I Respond that it does not follow: all divine Attributes are equally and essentially applicable to God; but this commends the Goodness of God, that in His creatures He has willed to express some similitude and ἀποσκιασμάτιον/shadow of His own Virtues. Compare VAN MASTRICHT’S Gangrænam Novitatum Cartesianarum, posterior Section, chapter XVI, § 3-6, pages 306-310; SPANHEIM’S Decadum Theologicarum III, § 8, columns 1206, 1207; likewise COCCEIUS’ Summam Theologiæ, chapter IX, § 34 and following, and chapter X, Opera, tome 7, pages 169b-174, where he himself also makes use of this distinction between Communicable and Incommunicable Attributes, and follows the same.
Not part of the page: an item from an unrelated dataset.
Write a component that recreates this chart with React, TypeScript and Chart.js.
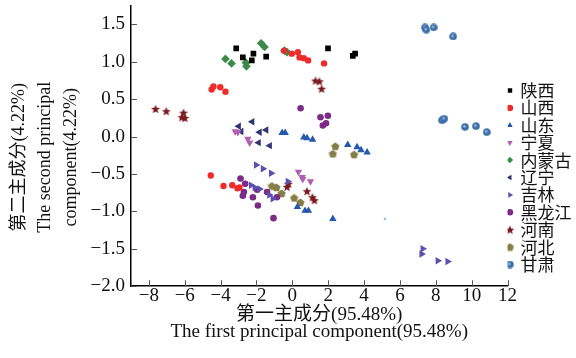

Bolingbroke[1] contends that Omnipotence and infinite Wisdom are indeed applicable to God; but that the moral Attributes of Goodness and Righteousness are not at all to be assigned to Him; and that it savors of Enthusiasm, if a man should think that God is to be imitated in moral Attributes of this sort more than in other things; see LELAND’S Beschouwing van de Schriften der Deisten, part 2, section I, epistle 5, page 176, epistle 6, pages 184-191, who calles these rash and absurd assertions to examination, pages 191-204, and satisfactorily answer the objections of the same, pages 205-218, and introduces the same railing at him, pages 218-224.

[1] Henry St. John, First Viscount of Bolingbroke (1678-1751), was an English government official and political philosopher. In spite of his Deism, he was a proponent of conformity and a supporter of the Church of England.